I disagree - it's about lack of knowledge/understanding and educating Engineers into best practices - and I'm no better or worse than my fellow designers !

"....we must develop trustworthy, secure IT components, services, and systems that are cyber resilient. Cyber resilient systems are those systems that have required security safeguards "built in" as a foundational part of the system architecture and design; and moreover, display a high level of resiliency which means the systems can withstand an attack, and continue to operate even in a degraded or debilitated state --carrying out mission-essential functions."

Fine words - you design a system which is 100% resilient and we'll prove it isn't 100%!
 
>Fine words - you design a system which is 100% resilient and
>we'll prove it isn't 100%!

Well, 100% is a fine goal, but it will always be aspirational. Think of it as a never-ending creativity contest between a remote adversary and your engineering.

I do imagine that NIST is under a lot of pressure to address demonstrated flaws in control system security, and the resiliency approach adds an additional layer of thinking onto the issue -- a sort of belt-and-suspenders (uh, that's "braces" to you Brits) approach.

What happens if there is a security breach? Are other systems in place to prevent catastrophic damage? Can we detect and recover quickly?

In some ways, this is just good engineering -- eliminating single points of failure in critical systems, except that the "single point" has to be viewed as the collection of all things that can be remotely compromised.
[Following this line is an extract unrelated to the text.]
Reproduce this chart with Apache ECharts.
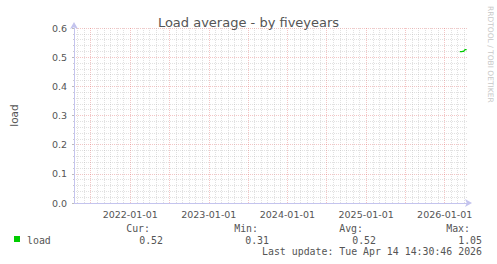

An interesting problem.
 
Cybersecurity is all about defense in depth--layers of protection rather than assuming one defense is foolproof protection. Poor engineering has often compromised what should have been easy layers--hardcoded passwords on embedded systems for example.

You also have to know what your level of acceptable risk is--just like in functional safety, there is no 100%, there is a judgement call on what level of risk is acceptable. Standards groups can provide guidance on what levels of risk are acceptable for different industries and processes.

It would at least be nice to raise the cybersecrity bar from high-school kids to nation-state level advanced persistent threats wherever we can.